### To be done
Skip the pictures. Reproduce all other material exactly.

### Data section
[Start]

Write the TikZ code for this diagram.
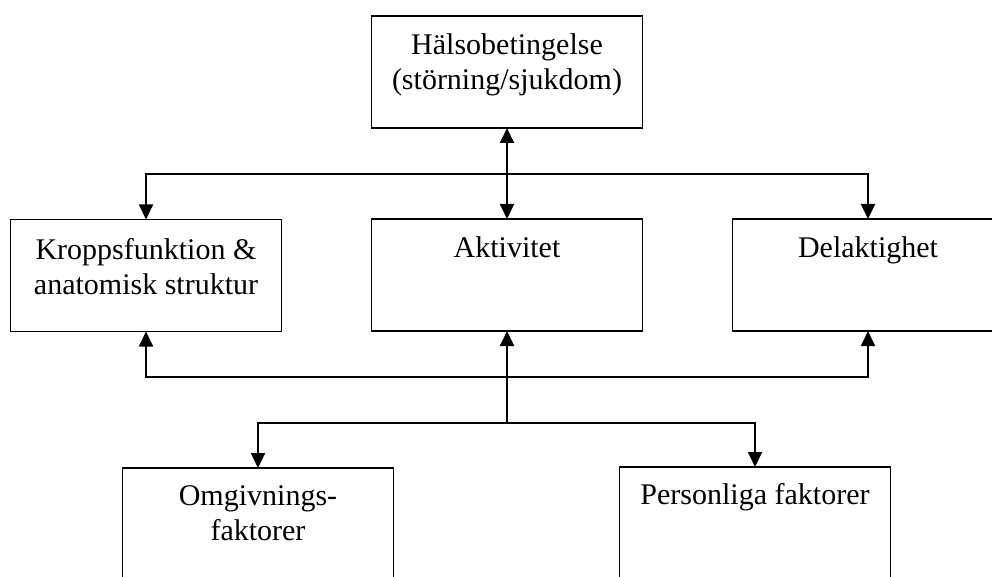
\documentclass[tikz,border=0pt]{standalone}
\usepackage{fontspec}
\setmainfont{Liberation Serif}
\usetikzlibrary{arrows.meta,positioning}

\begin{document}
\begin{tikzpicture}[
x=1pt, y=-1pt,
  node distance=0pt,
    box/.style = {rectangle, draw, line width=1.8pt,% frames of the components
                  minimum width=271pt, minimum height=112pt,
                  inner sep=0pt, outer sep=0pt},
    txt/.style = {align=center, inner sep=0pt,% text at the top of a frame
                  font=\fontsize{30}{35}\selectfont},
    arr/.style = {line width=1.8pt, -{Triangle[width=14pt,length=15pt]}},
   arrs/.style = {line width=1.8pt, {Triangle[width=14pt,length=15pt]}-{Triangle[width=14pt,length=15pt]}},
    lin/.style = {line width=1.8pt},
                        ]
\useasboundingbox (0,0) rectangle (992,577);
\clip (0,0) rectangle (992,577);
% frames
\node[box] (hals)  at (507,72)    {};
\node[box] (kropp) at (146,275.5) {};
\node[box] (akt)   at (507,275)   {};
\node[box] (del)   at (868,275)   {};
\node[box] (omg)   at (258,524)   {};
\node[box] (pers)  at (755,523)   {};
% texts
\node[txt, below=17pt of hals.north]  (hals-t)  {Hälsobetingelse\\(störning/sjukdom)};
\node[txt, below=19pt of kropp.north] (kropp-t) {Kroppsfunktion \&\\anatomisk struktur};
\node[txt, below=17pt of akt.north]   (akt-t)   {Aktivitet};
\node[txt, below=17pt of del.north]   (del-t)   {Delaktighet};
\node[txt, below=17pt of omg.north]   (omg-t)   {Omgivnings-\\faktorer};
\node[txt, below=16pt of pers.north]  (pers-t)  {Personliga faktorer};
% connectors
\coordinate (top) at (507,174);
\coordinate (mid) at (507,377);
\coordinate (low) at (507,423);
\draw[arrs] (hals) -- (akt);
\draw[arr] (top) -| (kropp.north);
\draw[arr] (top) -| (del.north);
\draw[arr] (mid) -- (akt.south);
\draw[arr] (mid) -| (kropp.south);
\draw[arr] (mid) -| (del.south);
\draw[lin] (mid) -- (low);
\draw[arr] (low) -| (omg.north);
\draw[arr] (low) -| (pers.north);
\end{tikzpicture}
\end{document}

[End]

### Response
Write the TikZ code for this diagram.
\documentclass[tikz,border=0pt]{standalone}
\usepackage{fontspec}
\setmainfont{Liberation Serif}
\usetikzlibrary{arrows.meta,positioning}

\begin{document}
\begin{tikzpicture}[
x=1pt, y=-1pt,
  node distance=0pt,
    box/.style = {rectangle, draw, line width=1.8pt,% frames of the components
                  minimum width=271pt, minimum height=112pt,
                  inner sep=0pt, outer sep=0pt},
    txt/.style = {align=center, inner sep=0pt,% text at the top of a frame
                  font=\fontsize{30}{35}\selectfont},
    arr/.style = {line width=1.8pt, -{Triangle[width=14pt,length=15pt]}},
   arrs/.style = {line width=1.8pt, {Triangle[width=14pt,length=15pt]}-{Triangle[width=14pt,length=15pt]}},
    lin/.style = {line width=1.8pt},
                        ]
\useasboundingbox (0,0) rectangle (992,577);
\clip (0,0) rectangle (992,577);
% frames
\node[box] (hals)  at (507,72)    {};
\node[box] (kropp) at (146,275.5) {};
\node[box] (akt)   at (507,275)   {};
\node[box] (del)   at (868,275)   {};
\node[box] (omg)   at (258,524)   {};
\node[box] (pers)  at (755,523)   {};
% texts
\node[txt, below=17pt of hals.north]  (hals-t)  {Hälsobetingelse\\(störning/sjukdom)};
\node[txt, below=19pt of kropp.north] (kropp-t) {Kroppsfunktion \&\\anatomisk struktur};
\node[txt, below=17pt of akt.north]   (akt-t)   {Aktivitet};
\node[txt, below=17pt of del.north]   (del-t)   {Delaktighet};
\node[txt, below=17pt of omg.north]   (omg-t)   {Omgivnings-\\faktorer};
\node[txt, below=16pt of pers.north]  (pers-t)  {Personliga faktorer};
% connectors
\coordinate (top) at (507,174);
\coordinate (mid) at (507,377);
\coordinate (low) at (507,423);
\draw[arrs] (hals) -- (akt);
\draw[arr] (top) -| (kropp.north);
\draw[arr] (top) -| (del.north);
\draw[arr] (mid) -- (akt.south);
\draw[arr] (mid) -| (kropp.south);
\draw[arr] (mid) -| (del.south);
\draw[lin] (mid) -- (low);
\draw[arr] (low) -| (omg.north);
\draw[arr] (low) -| (pers.north);
\end{tikzpicture}
\end{document}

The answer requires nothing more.